I found her back behind my house when I was six years old. I remember it like it was yesterday— she was hiding, meowing, in a pile of wood, and I had to climb the chain-link fence three times and coax her with a can of cat food before me and my dad could get her to come out. She was a tiny little kitten, probably about less than 2 months old.
We had taken in lots of stray cats when I was younger. I’m pretty sure we had about seven at one point. But each of them kind of wandered away at one point or another, leaving sometimes as quickly as they came. But not Missy. She grew up here, this was her home and the only place she ever lived. She never left our property.
So as far back as I can remember, Missy was there. As the years went on, she held up well in old age. She only really started showing signs of aging when she was about 16, I think, when she had to have her one eye removed because of cancer. Around then she had some dental work, as well. There began the slow decline. I’m fairly certain she was completely deaf. She often would walk around, howling with a kind of desperate meow, as if she was confused.
But still, she hung on, until recent months. She started rapidly losing weight despite eating a lot, and drank tons of water. Upon multiple visits to the vet in these times, she was diagnosed with kidney disease, failing heart, and had developed a large lump in her mouth that was probably cancer. Of course, with such a weak body they could not operate on her even if we wanted it. She had a very hard time eating but was almost always very willing to eat.
And in her last days was especially obsessed with food as if she was always hungry and thirsty, and literally paced around all day and night. She wouldn’t even sit still to be held, which she had used to love and found comfort with especially in times when she was in pain. She was not herself at all, but wandered around aimlessly or followed us around in some kind of haze. With cats it’s so hard to tell if they’re in pain, but she was clearly in some state of shock, as her body began to shut down on her. It was time to have her put to sleep. Even at the vet she was completely delirious, but I held her the whole time. And now she’s buried in our backyard along side some of our other pets who have passed.

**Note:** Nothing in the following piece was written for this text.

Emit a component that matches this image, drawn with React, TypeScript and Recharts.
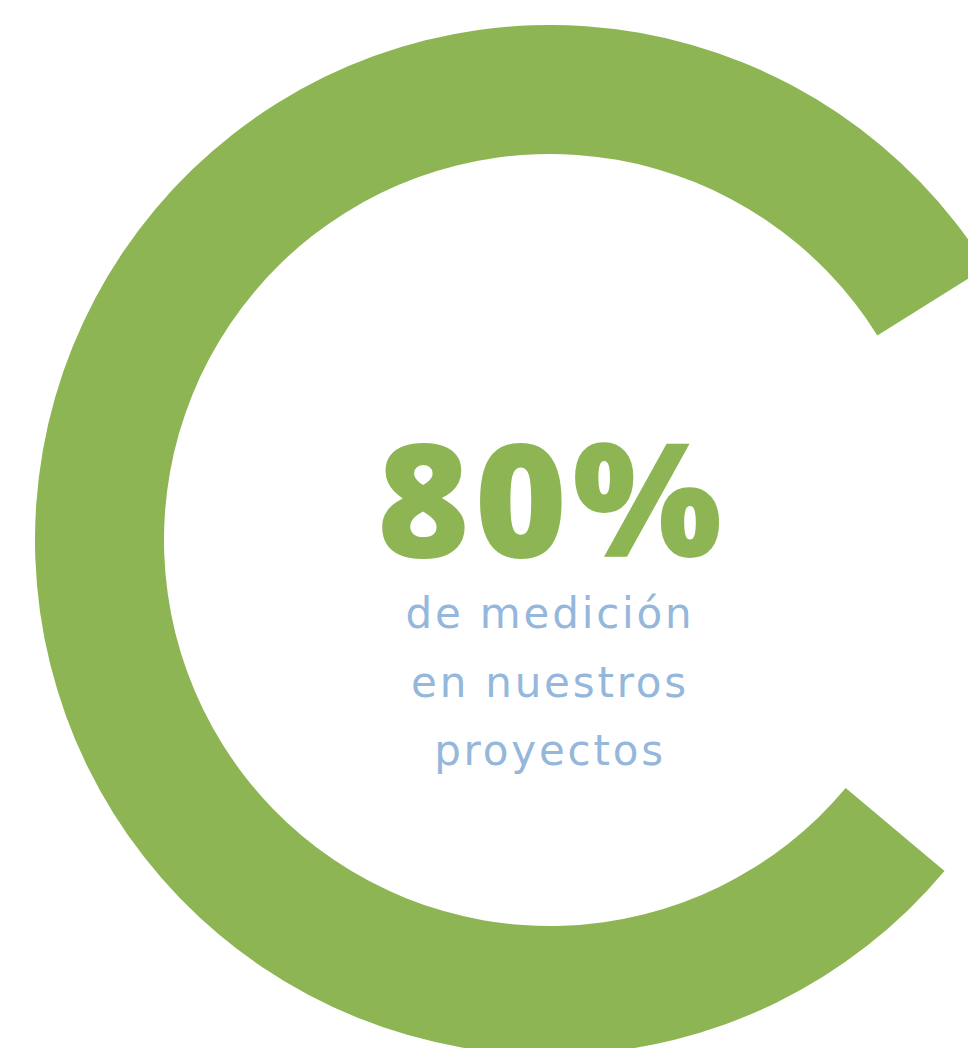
import React from 'react';
import { PieChart, Pie, Cell } from 'recharts';

const segments = ['medido', 'resto'];
const values = [80, 20];
const colors = ['#8DB553', 'rgba(0,0,0,0)'];
const headline = '80%';
const subtitleLines = ['de medición', 'en nuestros', 'proyectos'];

const data = segments.map((name, i) => ({ name, value: values[i] }));

export default function App() {
  return (
    <div style={{ position: 'absolute', left: 0, top: 0, width: 968, height: 1048, background: '#ffffff' }}>
      <PieChart width={968} height={1048} margin={{ top: 0, right: 0, bottom: 0, left: 0 }}>
        <Pie
          data={data}
          dataKey="value"
          nameKey="name"
          cx={550}
          cy={540}
          innerRadius={386}
          outerRadius={515}
          startAngle={32}
          endAngle={392}
          stroke="none"
          isAnimationActive={false}
        >
          {data.map((d, i) => (
            <Cell key={d.name} fill={colors[i]} />
          ))}
        </Pie>
        <text
          x={552}
          y={557}
          textAnchor="middle"
          fill="#8DB553"
          style={{ fontFamily: '"Open Sans", sans-serif', fontWeight: 800, fontSize: 158, letterSpacing: 5 }}
        >
          {headline}
        </text>
        {subtitleLines.map((line, i) => (
          <text
            key={line}
            x={550}
            y={628 + i * 68.7}
            textAnchor="middle"
            fill="#94B7DB"
            style={{ fontFamily: '"DejaVu Sans", sans-serif', fontWeight: 400, fontSize: 42, letterSpacing: 2.8 }}
          >
            {line}
          </text>
        ))}
      </PieChart>
    </div>
  );
}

I’m glad I could have one last Christmas with her. To think she was part of nearly 3/4s of my life. I don’t know if that can be said for many pets. She could practically be a sibling, hahah.
As with all things, I know one cannot live forever. She had a nice, long time on this earth, and I hope she enjoyed being part of our family. I’m glad she’s not suffering anymore. I will always remember her. How she would climb to the top of the wicker shelf and sleep there. How she would curl up on my bed, or hang out in the back window, or sit on the picnic table in the backyard, or how she would often stick out her tongue and how that was the cutest thing. Thank you Missy, for being such a good kitty.